> [Work to be completed]: Omit all images, then repeat exactly the lines below from the one containing "Write the React, TypeScript" through the one containing "Chart.register(...registerables);", both ends included.

•••

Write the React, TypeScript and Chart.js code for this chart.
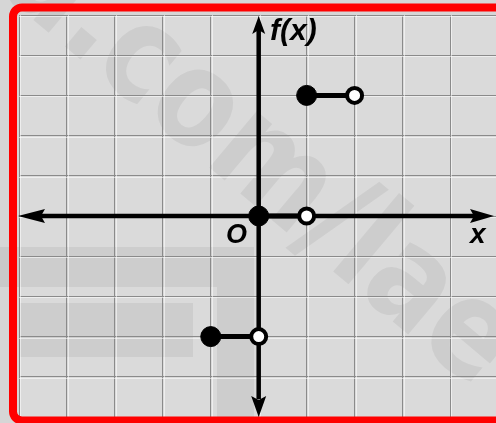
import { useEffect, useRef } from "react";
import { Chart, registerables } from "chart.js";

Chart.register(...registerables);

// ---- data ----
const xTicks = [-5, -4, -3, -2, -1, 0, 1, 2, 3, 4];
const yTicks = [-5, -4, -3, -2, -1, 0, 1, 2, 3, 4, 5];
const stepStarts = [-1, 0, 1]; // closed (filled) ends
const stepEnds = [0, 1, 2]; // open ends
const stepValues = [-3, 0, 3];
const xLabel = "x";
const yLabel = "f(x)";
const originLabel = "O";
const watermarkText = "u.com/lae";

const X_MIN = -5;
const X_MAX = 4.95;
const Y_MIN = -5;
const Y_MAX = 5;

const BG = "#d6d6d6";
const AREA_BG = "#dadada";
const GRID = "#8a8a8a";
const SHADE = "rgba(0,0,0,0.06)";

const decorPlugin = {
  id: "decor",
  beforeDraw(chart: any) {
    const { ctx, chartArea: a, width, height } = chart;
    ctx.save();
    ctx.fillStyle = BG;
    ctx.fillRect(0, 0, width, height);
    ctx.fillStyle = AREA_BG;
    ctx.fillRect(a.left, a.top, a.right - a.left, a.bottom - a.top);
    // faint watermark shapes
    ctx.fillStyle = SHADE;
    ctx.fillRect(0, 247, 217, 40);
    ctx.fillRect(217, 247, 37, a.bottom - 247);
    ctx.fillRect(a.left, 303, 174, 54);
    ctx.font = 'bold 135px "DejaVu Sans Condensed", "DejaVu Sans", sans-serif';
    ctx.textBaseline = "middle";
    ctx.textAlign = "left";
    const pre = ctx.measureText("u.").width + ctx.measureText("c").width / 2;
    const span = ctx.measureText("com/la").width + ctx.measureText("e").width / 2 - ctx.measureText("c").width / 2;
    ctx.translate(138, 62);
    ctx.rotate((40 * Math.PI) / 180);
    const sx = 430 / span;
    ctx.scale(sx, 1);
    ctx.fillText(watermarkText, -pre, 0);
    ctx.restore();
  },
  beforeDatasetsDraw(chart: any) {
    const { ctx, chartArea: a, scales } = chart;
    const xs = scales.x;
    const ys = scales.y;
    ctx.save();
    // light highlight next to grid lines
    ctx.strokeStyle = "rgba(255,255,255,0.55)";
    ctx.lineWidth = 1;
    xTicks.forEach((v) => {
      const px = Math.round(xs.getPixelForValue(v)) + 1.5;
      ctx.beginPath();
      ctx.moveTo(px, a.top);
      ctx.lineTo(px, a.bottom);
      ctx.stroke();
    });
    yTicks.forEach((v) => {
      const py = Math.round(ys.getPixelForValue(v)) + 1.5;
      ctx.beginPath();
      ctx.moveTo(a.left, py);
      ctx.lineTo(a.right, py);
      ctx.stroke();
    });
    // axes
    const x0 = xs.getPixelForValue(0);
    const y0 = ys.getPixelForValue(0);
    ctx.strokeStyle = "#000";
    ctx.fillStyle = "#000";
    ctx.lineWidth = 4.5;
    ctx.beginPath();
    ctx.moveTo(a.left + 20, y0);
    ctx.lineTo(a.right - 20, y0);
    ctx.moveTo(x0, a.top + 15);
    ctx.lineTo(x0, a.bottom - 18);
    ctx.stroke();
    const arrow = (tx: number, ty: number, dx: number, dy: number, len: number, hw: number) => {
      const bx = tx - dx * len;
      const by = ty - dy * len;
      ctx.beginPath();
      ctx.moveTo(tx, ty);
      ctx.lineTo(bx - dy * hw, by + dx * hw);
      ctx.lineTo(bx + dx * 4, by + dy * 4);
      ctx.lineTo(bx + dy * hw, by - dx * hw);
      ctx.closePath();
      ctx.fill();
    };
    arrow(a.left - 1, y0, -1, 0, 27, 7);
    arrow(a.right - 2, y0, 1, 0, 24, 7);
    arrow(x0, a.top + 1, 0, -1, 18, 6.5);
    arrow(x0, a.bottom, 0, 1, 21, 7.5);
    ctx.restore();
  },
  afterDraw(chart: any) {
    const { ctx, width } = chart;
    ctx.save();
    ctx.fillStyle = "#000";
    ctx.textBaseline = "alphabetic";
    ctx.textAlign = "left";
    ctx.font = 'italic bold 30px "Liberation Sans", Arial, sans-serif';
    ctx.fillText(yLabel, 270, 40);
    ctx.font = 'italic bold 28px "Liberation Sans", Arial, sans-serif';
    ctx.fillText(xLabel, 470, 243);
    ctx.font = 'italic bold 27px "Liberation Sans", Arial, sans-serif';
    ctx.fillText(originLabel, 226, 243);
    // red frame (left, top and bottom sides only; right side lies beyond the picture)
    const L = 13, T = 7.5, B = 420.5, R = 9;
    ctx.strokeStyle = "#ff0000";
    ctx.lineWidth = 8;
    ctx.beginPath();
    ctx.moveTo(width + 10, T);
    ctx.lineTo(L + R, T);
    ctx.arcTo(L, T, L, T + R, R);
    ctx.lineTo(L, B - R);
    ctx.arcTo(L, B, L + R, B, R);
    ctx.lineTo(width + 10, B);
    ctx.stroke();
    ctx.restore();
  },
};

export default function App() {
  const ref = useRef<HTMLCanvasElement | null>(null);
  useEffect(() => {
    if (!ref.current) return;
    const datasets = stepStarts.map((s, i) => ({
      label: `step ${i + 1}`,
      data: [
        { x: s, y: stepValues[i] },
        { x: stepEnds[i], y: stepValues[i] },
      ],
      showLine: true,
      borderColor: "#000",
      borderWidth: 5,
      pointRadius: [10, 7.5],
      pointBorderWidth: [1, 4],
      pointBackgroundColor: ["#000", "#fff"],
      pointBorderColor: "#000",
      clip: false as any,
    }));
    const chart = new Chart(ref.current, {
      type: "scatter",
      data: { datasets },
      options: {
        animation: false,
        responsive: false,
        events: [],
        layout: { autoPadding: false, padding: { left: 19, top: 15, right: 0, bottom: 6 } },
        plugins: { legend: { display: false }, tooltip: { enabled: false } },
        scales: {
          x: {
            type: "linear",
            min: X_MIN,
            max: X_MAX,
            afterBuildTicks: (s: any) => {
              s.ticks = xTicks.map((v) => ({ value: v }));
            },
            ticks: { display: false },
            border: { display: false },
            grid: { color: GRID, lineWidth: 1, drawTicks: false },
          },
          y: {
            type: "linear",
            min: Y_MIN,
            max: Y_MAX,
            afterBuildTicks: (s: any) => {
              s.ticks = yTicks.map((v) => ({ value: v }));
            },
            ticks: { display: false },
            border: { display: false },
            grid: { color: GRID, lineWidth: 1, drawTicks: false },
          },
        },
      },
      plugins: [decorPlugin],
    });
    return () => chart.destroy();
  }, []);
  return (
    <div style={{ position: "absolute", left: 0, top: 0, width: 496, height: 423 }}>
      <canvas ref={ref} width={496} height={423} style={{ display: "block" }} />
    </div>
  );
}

•••

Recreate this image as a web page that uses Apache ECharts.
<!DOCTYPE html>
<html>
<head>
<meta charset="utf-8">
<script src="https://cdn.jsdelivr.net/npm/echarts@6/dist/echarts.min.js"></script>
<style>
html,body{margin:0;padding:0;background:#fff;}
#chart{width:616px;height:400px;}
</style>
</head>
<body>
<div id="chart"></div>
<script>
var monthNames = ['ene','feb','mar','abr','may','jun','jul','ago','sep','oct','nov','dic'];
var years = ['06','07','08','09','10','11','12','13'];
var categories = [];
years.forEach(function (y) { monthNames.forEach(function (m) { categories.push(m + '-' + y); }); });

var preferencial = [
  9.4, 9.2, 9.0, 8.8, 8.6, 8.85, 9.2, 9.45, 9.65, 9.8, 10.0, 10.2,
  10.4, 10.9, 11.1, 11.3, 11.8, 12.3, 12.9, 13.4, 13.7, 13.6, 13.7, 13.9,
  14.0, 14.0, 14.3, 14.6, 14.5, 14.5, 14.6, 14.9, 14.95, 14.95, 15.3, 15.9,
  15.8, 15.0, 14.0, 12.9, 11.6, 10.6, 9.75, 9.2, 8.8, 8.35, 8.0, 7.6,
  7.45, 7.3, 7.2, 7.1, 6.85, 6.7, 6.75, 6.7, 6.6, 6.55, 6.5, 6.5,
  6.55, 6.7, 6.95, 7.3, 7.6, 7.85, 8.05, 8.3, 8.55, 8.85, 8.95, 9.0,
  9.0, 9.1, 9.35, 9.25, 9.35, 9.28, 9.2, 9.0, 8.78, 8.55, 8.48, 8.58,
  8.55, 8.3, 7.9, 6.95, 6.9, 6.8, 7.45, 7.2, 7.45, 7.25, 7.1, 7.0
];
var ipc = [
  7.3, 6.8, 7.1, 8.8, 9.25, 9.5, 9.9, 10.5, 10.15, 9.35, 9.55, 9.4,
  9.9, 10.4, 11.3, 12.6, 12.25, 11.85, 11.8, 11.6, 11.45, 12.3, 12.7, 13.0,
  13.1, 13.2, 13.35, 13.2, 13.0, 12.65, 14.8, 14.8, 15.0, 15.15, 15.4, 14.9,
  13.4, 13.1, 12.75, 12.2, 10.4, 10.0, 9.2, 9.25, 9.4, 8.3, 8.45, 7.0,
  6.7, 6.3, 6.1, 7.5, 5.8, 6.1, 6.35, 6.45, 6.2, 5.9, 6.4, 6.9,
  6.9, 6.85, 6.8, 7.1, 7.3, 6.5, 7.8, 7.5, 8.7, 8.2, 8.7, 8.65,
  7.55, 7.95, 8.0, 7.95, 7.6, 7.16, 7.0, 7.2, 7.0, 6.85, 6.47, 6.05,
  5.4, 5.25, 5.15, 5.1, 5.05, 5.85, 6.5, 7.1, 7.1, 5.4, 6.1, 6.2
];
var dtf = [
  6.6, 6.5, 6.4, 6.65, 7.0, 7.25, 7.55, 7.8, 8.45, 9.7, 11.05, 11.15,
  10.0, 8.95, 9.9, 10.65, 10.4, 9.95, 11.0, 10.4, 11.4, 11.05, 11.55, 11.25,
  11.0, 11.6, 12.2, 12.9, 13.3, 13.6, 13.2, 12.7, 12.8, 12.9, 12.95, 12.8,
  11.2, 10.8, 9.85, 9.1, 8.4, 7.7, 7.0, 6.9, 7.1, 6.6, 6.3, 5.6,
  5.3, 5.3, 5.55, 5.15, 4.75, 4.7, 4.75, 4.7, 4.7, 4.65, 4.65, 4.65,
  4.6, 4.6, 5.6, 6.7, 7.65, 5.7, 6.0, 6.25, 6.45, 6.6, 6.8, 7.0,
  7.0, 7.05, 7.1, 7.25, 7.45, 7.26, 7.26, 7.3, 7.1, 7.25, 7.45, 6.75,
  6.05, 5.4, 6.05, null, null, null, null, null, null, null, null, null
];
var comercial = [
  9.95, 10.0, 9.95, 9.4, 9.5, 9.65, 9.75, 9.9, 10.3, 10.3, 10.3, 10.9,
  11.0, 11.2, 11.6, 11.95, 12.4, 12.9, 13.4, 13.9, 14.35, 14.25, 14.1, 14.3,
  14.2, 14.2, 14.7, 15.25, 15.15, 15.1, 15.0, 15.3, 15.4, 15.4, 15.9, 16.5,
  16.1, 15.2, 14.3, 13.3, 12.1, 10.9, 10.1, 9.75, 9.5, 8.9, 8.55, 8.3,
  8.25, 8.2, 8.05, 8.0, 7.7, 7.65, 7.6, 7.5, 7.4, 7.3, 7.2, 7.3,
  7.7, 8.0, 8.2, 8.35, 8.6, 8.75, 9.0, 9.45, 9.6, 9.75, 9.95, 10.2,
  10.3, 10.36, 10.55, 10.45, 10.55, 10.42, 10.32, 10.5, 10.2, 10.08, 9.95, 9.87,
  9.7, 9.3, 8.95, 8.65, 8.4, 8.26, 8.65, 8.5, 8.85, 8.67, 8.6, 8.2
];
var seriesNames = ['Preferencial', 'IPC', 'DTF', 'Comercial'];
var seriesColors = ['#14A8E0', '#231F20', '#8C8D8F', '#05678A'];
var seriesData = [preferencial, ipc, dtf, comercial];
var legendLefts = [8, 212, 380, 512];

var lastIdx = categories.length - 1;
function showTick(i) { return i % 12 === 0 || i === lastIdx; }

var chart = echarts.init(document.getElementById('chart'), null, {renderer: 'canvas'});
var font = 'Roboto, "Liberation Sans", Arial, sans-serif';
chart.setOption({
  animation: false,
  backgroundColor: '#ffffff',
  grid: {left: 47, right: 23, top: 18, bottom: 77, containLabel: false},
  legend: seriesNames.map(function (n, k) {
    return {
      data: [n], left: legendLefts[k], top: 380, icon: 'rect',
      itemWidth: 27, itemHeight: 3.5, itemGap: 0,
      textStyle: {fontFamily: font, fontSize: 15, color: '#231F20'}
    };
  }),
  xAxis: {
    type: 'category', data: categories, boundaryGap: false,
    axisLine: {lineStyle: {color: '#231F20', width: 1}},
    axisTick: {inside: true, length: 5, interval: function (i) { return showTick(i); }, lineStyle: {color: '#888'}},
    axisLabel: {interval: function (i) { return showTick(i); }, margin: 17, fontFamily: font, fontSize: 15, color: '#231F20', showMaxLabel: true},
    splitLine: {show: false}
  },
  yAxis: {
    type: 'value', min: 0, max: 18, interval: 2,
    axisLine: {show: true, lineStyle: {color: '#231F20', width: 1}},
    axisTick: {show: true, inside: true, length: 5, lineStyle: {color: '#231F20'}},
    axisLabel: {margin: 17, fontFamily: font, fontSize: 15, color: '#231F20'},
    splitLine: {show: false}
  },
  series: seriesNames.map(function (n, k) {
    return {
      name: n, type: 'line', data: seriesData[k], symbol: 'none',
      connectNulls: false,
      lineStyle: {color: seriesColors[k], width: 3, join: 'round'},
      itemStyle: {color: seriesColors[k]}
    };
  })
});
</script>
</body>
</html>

•••

> [Reply]:
Write the React, TypeScript and Chart.js code for this chart.
import { useEffect, useRef } from "react";
import { Chart, registerables } from "chart.js";

Chart.register(...registerables);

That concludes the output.